• **Set problem**
Give the data below again exactly as it stands. Omit the pictures.

• **Recorded information**
◆ ◆ ◆ ◆ ◆
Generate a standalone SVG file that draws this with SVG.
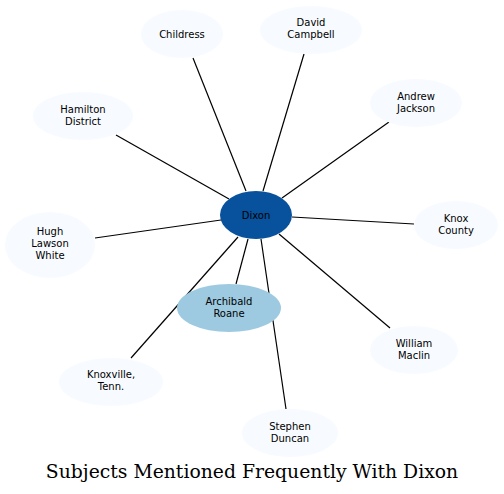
<svg xmlns="http://www.w3.org/2000/svg" width="504" height="494" viewBox="0 0 504 494">
<style>
.n{fill:#f7fbff}
.t{font-family:"DejaVu Sans",sans-serif;font-size:10px;text-anchor:middle;fill:#000}
.e line{stroke:#000;stroke-width:1.2}
.title{font-family:"DejaVu Serif",serif;font-size:18.8px;text-anchor:middle;fill:#000}
</style>
<rect width="504" height="494" fill="#fff"/>
<g id="edges" class="e">
<line x1="193" y1="58" x2="246" y2="191"/>
<line x1="304" y1="54" x2="263" y2="191"/>
<line x1="389" y1="122" x2="282" y2="198"/>
<line x1="116" y1="135" x2="229" y2="199"/>
<line x1="414" y1="224" x2="292" y2="217"/>
<line x1="95" y1="238" x2="221" y2="220"/>
<line x1="390" y1="328" x2="279" y2="234"/>
<line x1="131" y1="358" x2="238" y2="237"/>
<line x1="286" y1="409" x2="261" y2="239"/>
<line x1="236" y1="284" x2="248" y2="239"/>
</g>
<g id="childress"><ellipse class="n" cx="182" cy="34" rx="41" ry="24"/><text class="t" x="182" y="37.5">Childress</text></g>
<g id="david-campbell"><ellipse class="n" cx="311" cy="30" rx="51" ry="24"/><text class="t" x="311" y="26">David</text><text class="t" x="311" y="38">Campbell</text></g>
<g id="andrew-jackson"><ellipse class="n" cx="416" cy="103" rx="46" ry="24"/><text class="t" x="416" y="100">Andrew</text><text class="t" x="416" y="112">Jackson</text></g>
<g id="hamilton-district"><ellipse class="n" cx="83" cy="116" rx="50" ry="24"/><text class="t" x="83" y="113">Hamilton</text><text class="t" x="83" y="125">District</text></g>
<g id="knox-county"><ellipse class="n" cx="456" cy="225" rx="42" ry="24"/><text class="t" x="456" y="222">Knox</text><text class="t" x="456" y="234">County</text></g>
<g id="hugh-lawson-white"><ellipse class="n" cx="50" cy="245" rx="45" ry="33"/><text class="t" x="50" y="235">Hugh</text><text class="t" x="50" y="247">Lawson</text><text class="t" x="50" y="259">White</text></g>
<g id="william-maclin"><ellipse class="n" cx="414" cy="350" rx="44" ry="24"/><text class="t" x="414" y="347">William</text><text class="t" x="414" y="359">Maclin</text></g>
<g id="knoxville-tenn"><ellipse class="n" cx="111" cy="382" rx="52" ry="24"/><text class="t" x="111" y="378">Knoxville,</text><text class="t" x="111" y="390">Tenn.</text></g>
<g id="stephen-duncan"><ellipse class="n" cx="290" cy="433" rx="48" ry="24"/><text class="t" x="290" y="430">Stephen</text><text class="t" x="290" y="442">Duncan</text></g>
<g id="archibald-roane"><ellipse cx="229" cy="308" rx="52" ry="24" fill="#9ecae1"/><text class="t" x="229" y="305">Archibald</text><text class="t" x="229" y="317">Roane</text></g>
<g id="dixon"><ellipse cx="256" cy="215" rx="36" ry="24" fill="#08519c"/><text class="t" x="256" y="218.5">Dixon</text></g>
<text class="title" x="252" y="478">Subjects Mentioned Frequently With Dixon</text>
</svg>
◆ ◆ ◆ ◆ ◆
• **Answer to the problem**
Generate a standalone SVG file that draws this with SVG.
<svg xmlns="http://www.w3.org/2000/svg" width="504" height="494" viewBox="0 0 504 494">
<style>
.n{fill:#f7fbff}
.t{font-family:"DejaVu Sans",sans-serif;font-size:10px;text-anchor:middle;fill:#000}
.e line{stroke:#000;stroke-width:1.2}
.title{font-family:"DejaVu Serif",serif;font-size:18.8px;text-anchor:middle;fill:#000}
</style>
<rect width="504" height="494" fill="#fff"/>
<g id="edges" class="e">
<line x1="193" y1="58" x2="246" y2="191"/>
<line x1="304" y1="54" x2="263" y2="191"/>
<line x1="389" y1="122" x2="282" y2="198"/>
<line x1="116" y1="135" x2="229" y2="199"/>
<line x1="414" y1="224" x2="292" y2="217"/>
<line x1="95" y1="238" x2="221" y2="220"/>
<line x1="390" y1="328" x2="279" y2="234"/>
<line x1="131" y1="358" x2="238" y2="237"/>
<line x1="286" y1="409" x2="261" y2="239"/>
<line x1="236" y1="284" x2="248" y2="239"/>
</g>
<g id="childress"><ellipse class="n" cx="182" cy="34" rx="41" ry="24"/><text class="t" x="182" y="37.5">Childress</text></g>
<g id="david-campbell"><ellipse class="n" cx="311" cy="30" rx="51" ry="24"/><text class="t" x="311" y="26">David</text><text class="t" x="311" y="38">Campbell</text></g>
<g id="andrew-jackson"><ellipse class="n" cx="416" cy="103" rx="46" ry="24"/><text class="t" x="416" y="100">Andrew</text><text class="t" x="416" y="112">Jackson</text></g>
<g id="hamilton-district"><ellipse class="n" cx="83" cy="116" rx="50" ry="24"/><text class="t" x="83" y="113">Hamilton</text><text class="t" x="83" y="125">District</text></g>
<g id="knox-county"><ellipse class="n" cx="456" cy="225" rx="42" ry="24"/><text class="t" x="456" y="222">Knox</text><text class="t" x="456" y="234">County</text></g>
<g id="hugh-lawson-white"><ellipse class="n" cx="50" cy="245" rx="45" ry="33"/><text class="t" x="50" y="235">Hugh</text><text class="t" x="50" y="247">Lawson</text><text class="t" x="50" y="259">White</text></g>
<g id="william-maclin"><ellipse class="n" cx="414" cy="350" rx="44" ry="24"/><text class="t" x="414" y="347">William</text><text class="t" x="414" y="359">Maclin</text></g>
<g id="knoxville-tenn"><ellipse class="n" cx="111" cy="382" rx="52" ry="24"/><text class="t" x="111" y="378">Knoxville,</text><text class="t" x="111" y="390">Tenn.</text></g>
<g id="stephen-duncan"><ellipse class="n" cx="290" cy="433" rx="48" ry="24"/><text class="t" x="290" y="430">Stephen</text><text class="t" x="290" y="442">Duncan</text></g>
<g id="archibald-roane"><ellipse cx="229" cy="308" rx="52" ry="24" fill="#9ecae1"/><text class="t" x="229" y="305">Archibald</text><text class="t" x="229" y="317">Roane</text></g>
<g id="dixon"><ellipse cx="256" cy="215" rx="36" ry="24" fill="#08519c"/><text class="t" x="256" y="218.5">Dixon</text></g>
<text class="title" x="252" y="478">Subjects Mentioned Frequently With Dixon</text>
</svg>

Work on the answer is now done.